Assistant Attorney General, Bill Baer, explained that the guilty pleas come from the parent-level companies and that the DoJ has insisted upon three years of court supervised probation for each of the banks. They are all also expected to take remedial action aimed at improving their oversight of activity within the bank and ensuring that criminal activity can not take place within these institutions undetected in the future.

Lynch said that the parent-level guilty pleas mean that at each bank, the entire institution was affected in a systemic way.

“Sometimes you will see a situation where the activity is limited. This was systemic and impacted the banks so much that the parent-level pleas are appropriate,” she commented, adding later: “Having a guilty plea at the parent level by a major financial institution is not something they enter into lightly or with any great joy in their hearts.”

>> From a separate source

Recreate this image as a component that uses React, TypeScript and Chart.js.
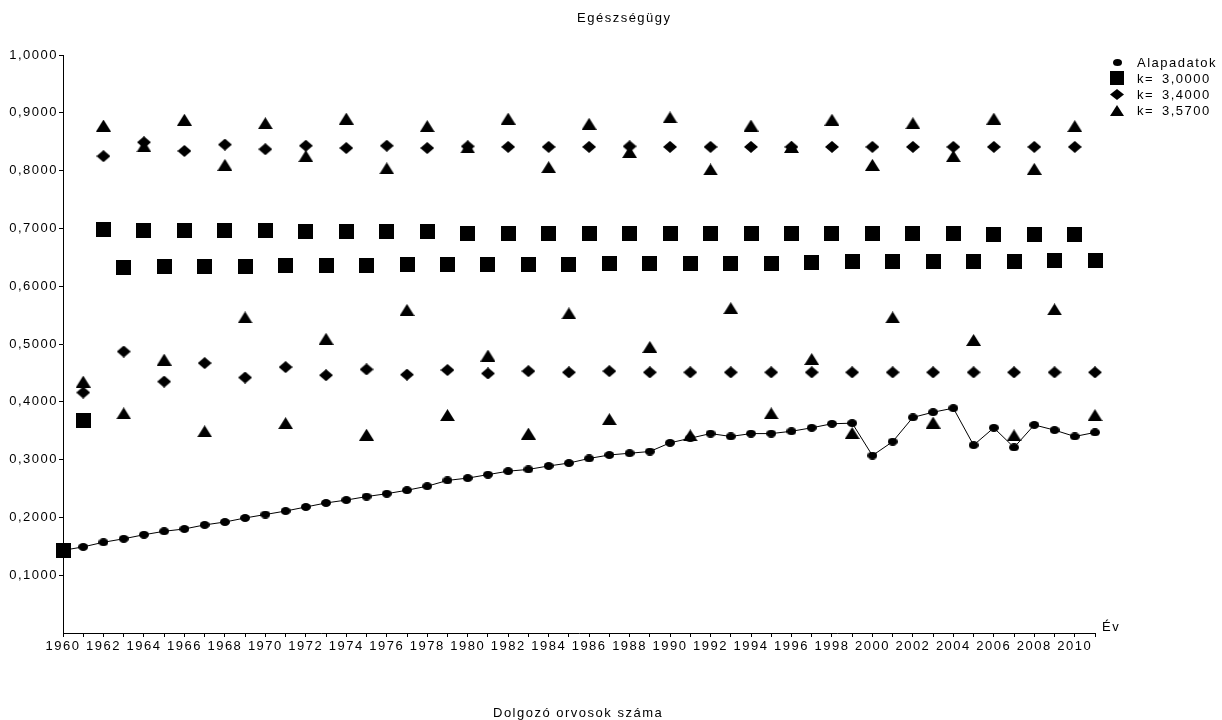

Profit & Loss reported earlier this week that this latest round of settlements is likely to be followed by criminal cases against individuals, and Lynch confirmed that the DoJ is investigating a number of individuals in connection with alleged FX market abuse, but said that she could not comment on these ongoing investigations. However, Lynch did note that the DoJ is requiring cooperation with the banks in targeting individuals who were involved in criminal behaviour.

Additionally, the Federal Reserve says that it will be requiring all six of the institutions fined to cooperate in its investigations regarding the individuals involved in perpetrating this FX market abuse.